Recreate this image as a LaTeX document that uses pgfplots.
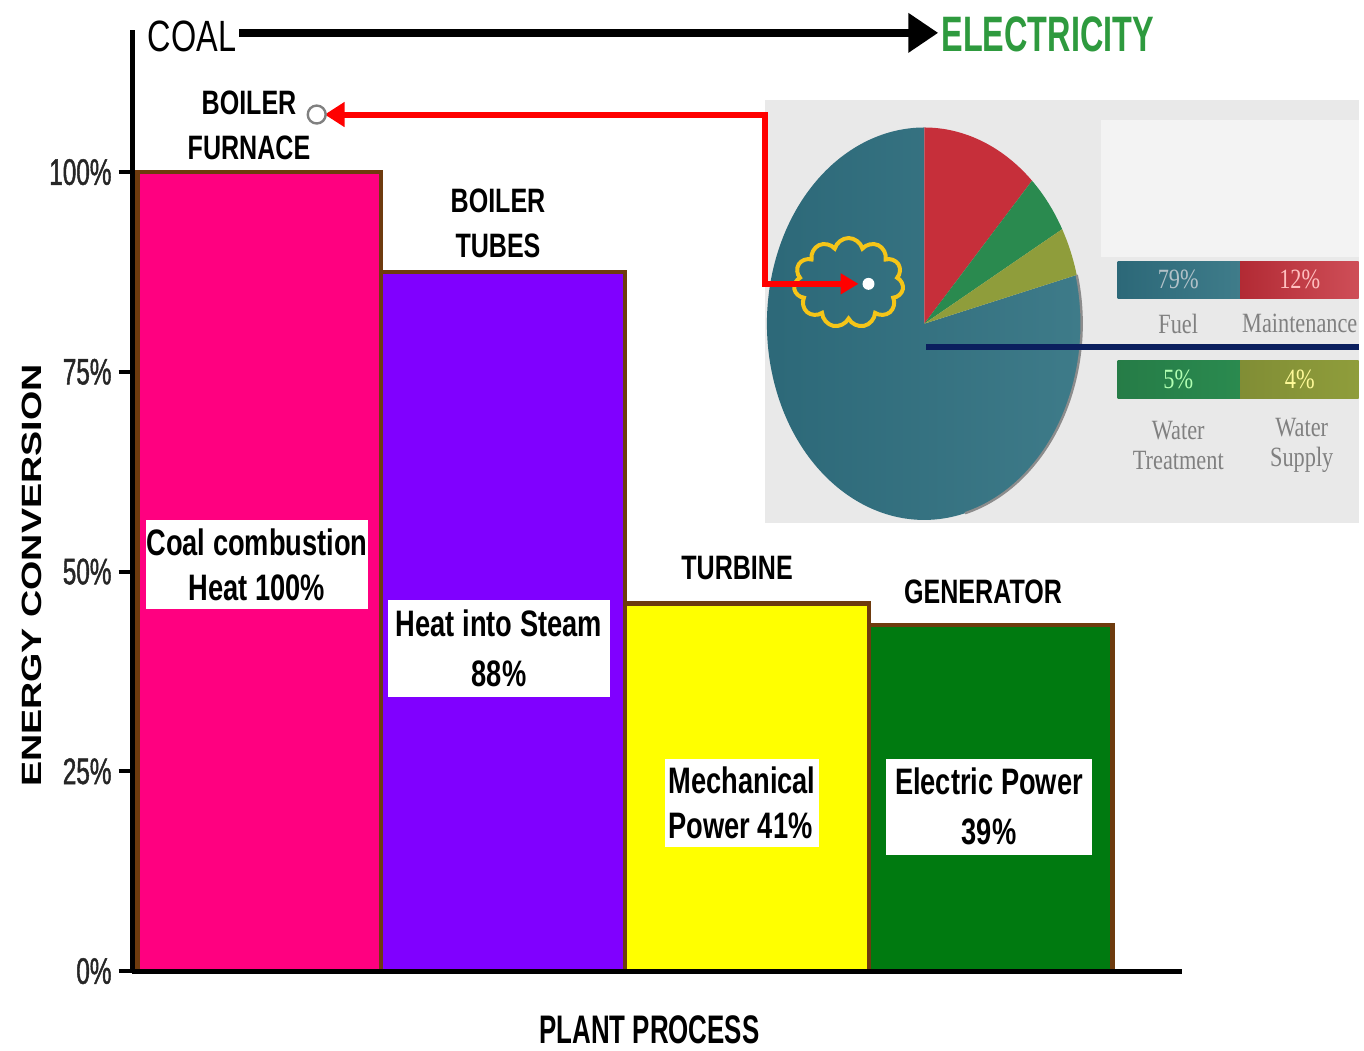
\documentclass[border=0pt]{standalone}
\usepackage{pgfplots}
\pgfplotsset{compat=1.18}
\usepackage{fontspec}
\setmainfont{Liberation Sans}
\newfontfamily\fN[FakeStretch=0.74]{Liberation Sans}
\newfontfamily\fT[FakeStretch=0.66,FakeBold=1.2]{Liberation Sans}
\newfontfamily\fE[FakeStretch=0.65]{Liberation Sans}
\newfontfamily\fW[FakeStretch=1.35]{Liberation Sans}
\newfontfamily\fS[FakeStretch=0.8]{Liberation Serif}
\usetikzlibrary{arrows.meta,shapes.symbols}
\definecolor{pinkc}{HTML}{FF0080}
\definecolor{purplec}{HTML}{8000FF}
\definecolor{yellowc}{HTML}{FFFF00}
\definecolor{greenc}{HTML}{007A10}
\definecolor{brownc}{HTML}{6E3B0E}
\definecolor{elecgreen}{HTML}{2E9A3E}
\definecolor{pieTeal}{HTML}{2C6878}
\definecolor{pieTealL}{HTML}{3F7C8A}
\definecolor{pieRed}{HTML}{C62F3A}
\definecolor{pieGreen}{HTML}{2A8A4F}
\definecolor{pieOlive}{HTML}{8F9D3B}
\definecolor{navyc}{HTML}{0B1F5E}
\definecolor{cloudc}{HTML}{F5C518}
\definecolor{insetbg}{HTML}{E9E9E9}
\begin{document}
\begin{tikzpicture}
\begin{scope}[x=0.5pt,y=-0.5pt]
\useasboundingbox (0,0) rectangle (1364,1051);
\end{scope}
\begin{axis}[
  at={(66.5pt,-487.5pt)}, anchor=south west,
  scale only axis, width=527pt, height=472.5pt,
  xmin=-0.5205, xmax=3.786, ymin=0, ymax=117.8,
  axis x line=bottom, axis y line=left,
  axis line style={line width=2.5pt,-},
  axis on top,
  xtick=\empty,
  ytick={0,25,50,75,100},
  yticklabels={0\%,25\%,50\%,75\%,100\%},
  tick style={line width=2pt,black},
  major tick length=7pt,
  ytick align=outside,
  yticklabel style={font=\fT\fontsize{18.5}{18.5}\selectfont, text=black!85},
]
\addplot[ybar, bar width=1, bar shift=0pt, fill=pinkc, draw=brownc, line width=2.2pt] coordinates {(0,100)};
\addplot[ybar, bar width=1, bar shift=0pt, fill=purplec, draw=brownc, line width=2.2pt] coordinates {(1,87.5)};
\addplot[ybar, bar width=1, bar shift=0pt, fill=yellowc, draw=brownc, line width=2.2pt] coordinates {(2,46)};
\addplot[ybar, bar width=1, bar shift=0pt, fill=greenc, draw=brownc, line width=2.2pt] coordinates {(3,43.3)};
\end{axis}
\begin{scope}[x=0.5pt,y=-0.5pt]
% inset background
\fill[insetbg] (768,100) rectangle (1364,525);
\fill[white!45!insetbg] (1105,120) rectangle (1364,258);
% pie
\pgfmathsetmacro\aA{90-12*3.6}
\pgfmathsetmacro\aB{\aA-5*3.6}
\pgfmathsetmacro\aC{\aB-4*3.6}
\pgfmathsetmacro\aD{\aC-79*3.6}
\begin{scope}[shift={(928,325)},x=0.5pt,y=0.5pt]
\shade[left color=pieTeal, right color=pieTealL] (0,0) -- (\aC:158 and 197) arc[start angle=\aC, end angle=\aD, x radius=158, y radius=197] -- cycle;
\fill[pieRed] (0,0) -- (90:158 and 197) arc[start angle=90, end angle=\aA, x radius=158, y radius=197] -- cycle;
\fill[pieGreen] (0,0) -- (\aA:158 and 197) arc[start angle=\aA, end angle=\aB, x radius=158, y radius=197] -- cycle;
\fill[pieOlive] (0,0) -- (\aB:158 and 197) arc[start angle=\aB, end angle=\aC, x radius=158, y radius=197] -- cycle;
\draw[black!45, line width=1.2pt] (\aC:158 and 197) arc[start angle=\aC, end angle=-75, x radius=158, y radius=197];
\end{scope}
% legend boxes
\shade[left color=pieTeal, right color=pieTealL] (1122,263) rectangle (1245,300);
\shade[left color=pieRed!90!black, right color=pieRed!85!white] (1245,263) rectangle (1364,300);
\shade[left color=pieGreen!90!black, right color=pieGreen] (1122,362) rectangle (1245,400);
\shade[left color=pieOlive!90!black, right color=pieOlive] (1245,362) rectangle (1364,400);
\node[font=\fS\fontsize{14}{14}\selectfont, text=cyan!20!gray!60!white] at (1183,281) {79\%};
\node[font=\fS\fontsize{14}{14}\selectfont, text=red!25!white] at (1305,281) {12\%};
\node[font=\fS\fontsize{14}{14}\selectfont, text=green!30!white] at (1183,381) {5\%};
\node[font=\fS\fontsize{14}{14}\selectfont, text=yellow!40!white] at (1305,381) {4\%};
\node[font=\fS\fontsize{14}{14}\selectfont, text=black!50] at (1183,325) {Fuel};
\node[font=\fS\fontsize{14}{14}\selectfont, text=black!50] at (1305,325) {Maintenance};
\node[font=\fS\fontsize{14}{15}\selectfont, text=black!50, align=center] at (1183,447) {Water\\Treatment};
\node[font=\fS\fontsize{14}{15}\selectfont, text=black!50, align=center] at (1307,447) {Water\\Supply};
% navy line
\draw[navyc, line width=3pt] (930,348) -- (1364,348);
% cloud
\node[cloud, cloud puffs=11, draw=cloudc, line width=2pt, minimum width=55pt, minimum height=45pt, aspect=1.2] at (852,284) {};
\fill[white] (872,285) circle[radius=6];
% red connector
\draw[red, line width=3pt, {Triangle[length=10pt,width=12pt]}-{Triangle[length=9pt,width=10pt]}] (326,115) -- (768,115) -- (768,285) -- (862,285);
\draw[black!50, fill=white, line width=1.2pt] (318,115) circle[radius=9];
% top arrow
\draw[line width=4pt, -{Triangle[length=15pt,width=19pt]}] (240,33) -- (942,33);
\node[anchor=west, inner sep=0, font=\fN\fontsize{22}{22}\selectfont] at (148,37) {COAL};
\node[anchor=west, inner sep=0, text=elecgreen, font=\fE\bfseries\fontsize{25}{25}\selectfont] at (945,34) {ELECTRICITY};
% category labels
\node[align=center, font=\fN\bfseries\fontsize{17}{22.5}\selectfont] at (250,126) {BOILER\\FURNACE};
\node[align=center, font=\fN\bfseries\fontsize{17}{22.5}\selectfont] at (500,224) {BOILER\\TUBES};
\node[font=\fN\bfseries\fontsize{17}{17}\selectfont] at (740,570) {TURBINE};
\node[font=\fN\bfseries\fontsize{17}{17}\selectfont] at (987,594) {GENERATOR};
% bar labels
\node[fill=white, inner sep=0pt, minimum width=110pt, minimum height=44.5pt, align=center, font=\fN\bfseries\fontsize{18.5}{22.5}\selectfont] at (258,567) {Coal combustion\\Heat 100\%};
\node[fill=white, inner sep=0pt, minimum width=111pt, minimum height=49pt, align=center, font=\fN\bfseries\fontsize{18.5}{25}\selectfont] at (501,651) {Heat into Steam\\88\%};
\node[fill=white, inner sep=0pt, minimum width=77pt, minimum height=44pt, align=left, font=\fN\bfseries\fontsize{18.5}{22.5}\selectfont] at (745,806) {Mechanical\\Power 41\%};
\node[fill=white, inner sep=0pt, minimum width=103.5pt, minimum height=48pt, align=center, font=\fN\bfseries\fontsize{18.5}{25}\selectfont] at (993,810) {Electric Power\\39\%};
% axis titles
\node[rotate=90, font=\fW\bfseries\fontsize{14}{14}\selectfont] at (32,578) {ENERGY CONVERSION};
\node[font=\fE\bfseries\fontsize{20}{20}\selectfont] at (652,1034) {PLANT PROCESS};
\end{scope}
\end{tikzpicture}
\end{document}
==
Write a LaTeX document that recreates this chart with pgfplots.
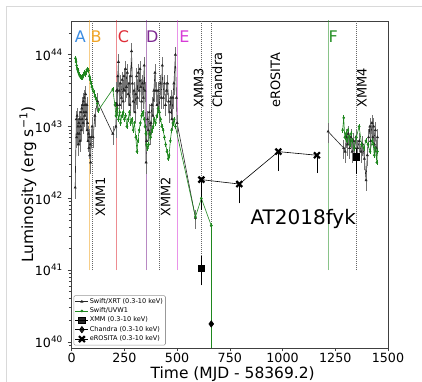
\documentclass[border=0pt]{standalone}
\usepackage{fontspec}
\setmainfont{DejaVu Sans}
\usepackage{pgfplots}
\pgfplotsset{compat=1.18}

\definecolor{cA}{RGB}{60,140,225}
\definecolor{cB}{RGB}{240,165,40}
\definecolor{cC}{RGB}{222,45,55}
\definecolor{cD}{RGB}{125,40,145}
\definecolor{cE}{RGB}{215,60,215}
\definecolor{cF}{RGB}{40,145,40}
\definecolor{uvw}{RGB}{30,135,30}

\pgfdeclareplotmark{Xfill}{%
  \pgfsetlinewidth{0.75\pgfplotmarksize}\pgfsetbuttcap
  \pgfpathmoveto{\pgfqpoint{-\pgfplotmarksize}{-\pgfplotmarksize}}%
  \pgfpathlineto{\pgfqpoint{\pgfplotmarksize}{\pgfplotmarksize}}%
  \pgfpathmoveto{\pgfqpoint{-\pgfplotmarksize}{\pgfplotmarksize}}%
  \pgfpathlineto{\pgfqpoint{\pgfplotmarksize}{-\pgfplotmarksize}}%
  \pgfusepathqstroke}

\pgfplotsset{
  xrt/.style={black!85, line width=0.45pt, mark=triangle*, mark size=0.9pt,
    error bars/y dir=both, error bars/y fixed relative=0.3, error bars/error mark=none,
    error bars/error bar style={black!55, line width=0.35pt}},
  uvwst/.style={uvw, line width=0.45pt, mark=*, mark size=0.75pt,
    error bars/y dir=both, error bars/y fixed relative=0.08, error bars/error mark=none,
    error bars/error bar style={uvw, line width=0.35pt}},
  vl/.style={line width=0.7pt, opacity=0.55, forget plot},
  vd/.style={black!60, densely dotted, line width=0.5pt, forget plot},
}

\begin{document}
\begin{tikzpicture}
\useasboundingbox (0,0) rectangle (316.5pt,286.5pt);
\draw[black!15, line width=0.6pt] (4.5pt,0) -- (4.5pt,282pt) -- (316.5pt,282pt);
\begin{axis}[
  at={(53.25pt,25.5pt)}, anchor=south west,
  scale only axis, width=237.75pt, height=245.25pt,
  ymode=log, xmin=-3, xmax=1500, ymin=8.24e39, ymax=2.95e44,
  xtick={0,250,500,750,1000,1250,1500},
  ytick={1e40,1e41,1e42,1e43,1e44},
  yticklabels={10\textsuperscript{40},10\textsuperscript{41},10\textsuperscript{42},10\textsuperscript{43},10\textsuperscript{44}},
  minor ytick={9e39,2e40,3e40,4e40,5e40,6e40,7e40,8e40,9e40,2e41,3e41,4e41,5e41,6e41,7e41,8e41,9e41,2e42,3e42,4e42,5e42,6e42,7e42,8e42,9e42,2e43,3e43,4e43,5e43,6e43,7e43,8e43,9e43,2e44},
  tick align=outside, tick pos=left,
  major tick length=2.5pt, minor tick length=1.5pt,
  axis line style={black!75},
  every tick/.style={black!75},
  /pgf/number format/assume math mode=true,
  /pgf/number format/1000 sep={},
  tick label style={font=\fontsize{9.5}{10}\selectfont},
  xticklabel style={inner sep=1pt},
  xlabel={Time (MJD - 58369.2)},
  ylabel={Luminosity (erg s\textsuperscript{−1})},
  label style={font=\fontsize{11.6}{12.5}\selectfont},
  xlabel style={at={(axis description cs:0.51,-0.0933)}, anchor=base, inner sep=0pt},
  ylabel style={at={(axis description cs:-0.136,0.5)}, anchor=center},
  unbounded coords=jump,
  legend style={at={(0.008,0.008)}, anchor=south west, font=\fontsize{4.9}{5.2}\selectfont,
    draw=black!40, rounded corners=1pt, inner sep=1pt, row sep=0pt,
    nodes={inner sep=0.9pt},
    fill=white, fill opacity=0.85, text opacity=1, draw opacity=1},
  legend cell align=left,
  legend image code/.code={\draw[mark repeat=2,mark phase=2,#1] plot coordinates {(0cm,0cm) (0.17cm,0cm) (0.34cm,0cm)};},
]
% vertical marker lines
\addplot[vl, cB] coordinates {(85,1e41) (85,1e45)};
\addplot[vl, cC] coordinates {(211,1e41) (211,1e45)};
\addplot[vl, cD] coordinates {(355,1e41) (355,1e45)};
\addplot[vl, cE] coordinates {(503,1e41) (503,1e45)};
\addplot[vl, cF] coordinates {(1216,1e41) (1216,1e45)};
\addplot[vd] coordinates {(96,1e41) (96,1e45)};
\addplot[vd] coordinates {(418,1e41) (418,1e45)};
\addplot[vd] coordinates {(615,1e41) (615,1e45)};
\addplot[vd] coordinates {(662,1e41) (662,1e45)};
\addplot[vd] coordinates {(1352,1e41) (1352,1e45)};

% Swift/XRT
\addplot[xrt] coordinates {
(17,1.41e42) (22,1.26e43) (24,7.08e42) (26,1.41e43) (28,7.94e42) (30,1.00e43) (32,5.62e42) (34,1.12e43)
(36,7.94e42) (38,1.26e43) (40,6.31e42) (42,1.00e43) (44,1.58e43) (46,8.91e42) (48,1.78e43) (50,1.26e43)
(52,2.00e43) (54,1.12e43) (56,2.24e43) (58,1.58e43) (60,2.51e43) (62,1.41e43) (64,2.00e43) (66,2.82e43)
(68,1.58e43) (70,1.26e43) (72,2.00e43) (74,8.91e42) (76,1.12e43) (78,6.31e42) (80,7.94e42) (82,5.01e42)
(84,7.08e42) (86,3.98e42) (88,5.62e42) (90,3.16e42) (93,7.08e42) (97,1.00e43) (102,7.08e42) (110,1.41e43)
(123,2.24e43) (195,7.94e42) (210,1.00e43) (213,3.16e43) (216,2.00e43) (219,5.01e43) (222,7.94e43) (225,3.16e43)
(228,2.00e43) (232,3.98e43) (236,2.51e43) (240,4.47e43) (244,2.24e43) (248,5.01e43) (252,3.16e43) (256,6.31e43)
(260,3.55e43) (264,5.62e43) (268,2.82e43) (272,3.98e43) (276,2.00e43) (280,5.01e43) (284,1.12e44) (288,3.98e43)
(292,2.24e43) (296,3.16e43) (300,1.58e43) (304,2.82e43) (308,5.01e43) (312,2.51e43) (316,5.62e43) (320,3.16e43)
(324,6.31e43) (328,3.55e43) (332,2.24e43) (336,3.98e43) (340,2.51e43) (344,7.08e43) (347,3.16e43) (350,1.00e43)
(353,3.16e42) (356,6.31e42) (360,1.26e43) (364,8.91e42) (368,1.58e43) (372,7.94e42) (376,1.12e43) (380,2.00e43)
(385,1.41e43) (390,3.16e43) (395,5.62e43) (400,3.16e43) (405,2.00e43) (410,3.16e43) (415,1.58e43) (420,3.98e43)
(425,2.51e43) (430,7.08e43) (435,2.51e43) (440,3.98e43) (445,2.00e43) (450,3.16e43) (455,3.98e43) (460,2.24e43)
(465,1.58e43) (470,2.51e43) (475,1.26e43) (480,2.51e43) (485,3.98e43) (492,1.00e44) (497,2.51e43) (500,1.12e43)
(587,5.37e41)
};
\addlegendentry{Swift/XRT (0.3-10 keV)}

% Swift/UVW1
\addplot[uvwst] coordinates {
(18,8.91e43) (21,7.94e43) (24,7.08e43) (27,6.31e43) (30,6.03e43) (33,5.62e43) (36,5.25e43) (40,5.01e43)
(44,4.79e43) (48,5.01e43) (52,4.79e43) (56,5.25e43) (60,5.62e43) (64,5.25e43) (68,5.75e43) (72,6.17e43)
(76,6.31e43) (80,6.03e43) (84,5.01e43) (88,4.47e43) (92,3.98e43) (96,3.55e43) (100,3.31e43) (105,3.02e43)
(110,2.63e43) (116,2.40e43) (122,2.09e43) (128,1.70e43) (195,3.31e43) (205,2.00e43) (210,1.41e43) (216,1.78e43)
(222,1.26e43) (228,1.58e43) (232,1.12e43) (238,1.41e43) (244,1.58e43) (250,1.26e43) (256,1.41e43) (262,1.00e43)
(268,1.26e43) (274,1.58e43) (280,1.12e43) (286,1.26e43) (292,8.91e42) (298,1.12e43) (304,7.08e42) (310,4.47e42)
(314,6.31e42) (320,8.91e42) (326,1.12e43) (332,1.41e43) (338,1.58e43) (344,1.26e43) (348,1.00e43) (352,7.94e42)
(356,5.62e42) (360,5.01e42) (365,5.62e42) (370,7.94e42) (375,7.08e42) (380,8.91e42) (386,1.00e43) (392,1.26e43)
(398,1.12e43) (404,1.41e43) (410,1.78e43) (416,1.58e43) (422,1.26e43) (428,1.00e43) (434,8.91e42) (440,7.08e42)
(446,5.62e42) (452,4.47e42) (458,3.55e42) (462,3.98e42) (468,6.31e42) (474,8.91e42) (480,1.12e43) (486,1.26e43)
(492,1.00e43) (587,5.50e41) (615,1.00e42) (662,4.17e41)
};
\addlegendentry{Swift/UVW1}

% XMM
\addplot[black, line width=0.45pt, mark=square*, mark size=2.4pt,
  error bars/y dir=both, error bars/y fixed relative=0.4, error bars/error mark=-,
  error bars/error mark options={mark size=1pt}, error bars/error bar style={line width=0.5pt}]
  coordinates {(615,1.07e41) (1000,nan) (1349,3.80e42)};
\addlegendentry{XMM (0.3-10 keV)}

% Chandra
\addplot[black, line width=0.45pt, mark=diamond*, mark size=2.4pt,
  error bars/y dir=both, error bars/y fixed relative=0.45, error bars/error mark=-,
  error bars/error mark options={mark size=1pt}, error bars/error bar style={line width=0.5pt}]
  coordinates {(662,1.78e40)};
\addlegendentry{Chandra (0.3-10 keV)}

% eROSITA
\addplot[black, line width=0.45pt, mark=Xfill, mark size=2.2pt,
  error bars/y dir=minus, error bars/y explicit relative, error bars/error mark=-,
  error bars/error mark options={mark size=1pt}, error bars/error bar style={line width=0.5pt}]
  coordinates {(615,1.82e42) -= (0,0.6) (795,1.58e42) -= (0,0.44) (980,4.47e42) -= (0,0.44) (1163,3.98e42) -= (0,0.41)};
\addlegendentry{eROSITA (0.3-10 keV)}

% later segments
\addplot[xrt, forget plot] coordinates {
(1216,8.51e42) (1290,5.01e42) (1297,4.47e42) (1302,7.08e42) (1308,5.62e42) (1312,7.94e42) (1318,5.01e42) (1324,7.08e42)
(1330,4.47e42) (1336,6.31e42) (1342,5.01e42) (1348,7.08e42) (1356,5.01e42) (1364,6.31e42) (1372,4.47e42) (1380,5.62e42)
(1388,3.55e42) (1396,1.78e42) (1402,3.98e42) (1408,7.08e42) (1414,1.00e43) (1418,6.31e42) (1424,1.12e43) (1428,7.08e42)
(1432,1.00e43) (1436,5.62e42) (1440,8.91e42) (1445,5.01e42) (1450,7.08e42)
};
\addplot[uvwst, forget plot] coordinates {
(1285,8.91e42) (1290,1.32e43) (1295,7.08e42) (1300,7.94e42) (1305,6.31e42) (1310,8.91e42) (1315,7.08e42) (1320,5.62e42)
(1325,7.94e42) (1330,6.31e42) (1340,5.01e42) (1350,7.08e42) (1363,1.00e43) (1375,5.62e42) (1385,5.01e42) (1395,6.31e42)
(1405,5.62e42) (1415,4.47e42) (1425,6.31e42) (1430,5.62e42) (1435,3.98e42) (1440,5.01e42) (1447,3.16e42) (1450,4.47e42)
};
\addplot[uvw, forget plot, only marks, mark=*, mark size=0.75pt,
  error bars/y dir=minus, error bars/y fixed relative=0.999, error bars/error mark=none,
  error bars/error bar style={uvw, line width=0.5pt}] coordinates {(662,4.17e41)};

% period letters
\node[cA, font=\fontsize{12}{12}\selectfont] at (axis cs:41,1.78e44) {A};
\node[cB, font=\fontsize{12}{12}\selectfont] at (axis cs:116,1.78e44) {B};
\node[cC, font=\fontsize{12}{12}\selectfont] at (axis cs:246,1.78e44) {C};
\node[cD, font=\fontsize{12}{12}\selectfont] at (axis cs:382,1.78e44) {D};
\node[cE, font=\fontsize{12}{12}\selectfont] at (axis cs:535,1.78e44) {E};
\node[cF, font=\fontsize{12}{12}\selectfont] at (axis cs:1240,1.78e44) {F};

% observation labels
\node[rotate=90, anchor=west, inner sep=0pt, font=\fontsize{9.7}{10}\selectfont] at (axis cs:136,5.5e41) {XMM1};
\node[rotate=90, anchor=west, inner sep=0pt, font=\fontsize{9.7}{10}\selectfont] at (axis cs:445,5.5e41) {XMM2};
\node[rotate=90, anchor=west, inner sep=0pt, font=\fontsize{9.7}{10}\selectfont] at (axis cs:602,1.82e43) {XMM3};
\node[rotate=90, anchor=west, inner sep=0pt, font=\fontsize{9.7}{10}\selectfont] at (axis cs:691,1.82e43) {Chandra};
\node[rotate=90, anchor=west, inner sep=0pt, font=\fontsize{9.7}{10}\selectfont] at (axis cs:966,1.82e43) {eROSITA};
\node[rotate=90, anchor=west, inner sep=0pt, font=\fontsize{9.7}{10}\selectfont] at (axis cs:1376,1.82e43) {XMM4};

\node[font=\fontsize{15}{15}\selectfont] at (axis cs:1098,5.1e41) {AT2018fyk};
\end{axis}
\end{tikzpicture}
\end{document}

• [Objective]: Look through the lines above and collect those with the word "that".

• [Written response]:
Recreate this image as a LaTeX document that uses pgfplots.
Write a LaTeX document that recreates this chart with pgfplots.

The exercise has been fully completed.